Uitspraak
uitspraak van de meervoudige kamer van 1 juli 2020 in de zaak tussen
Adecco detachering B.V. te Tilburg, eiseres,
[derde-belanghebbende], te [woonplaats] .
Rechtbank Midden-Nederland
In deze zaak heeft de Rechtbank Midden-Nederland op 1 juli 2020 uitspraak gedaan in een geschil tussen Adecco Detachering B.V. en de Raad van bestuur van het Uitvoeringsinstituut werknemersverzekeringen.

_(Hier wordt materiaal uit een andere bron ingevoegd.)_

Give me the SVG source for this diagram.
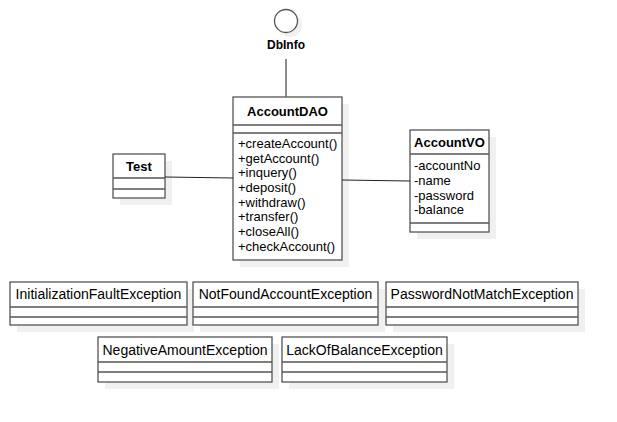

De zaak betreft een loonsanctie die aan Adecco is opgelegd vanwege onvoldoende re-integratie-inspanningen van de werkgever na ziekte van een werkneemster. De werkneemster, die lijdt aan chronisch complexe PTSS, heeft zich op 14 november 2016 ziek gemeld. Gedurende haar ziekte heeft Adecco haar loon doorbetaald, maar na afloop van de wettelijke wachttijd heeft de werkneemster een WIA-uitkering aangevraagd. De Raad van bestuur heeft vervolgens een loonsanctie opgelegd, omdat Adecco volgens hen re-integratiekansen heeft gemist. Adecco heeft bezwaar gemaakt tegen deze loonsanctie, maar dit werd ongegrond verklaard. De rechtbank heeft vastgesteld dat de besluiten van de Raad van bestuur aan de juiste werkgever waren gericht en dat Adecco onvoldoende re-integratie-inspanningen heeft verricht na het intensieve behandeltraject van de werkneemster. De rechtbank oordeelde dat de bedrijfsarts ten onrechte had geconcludeerd dat er geen benutbare mogelijkheden waren voor re-integratie. De rechtbank heeft het beroep van Adecco ongegrond verklaard en de loonsanctie bevestigd.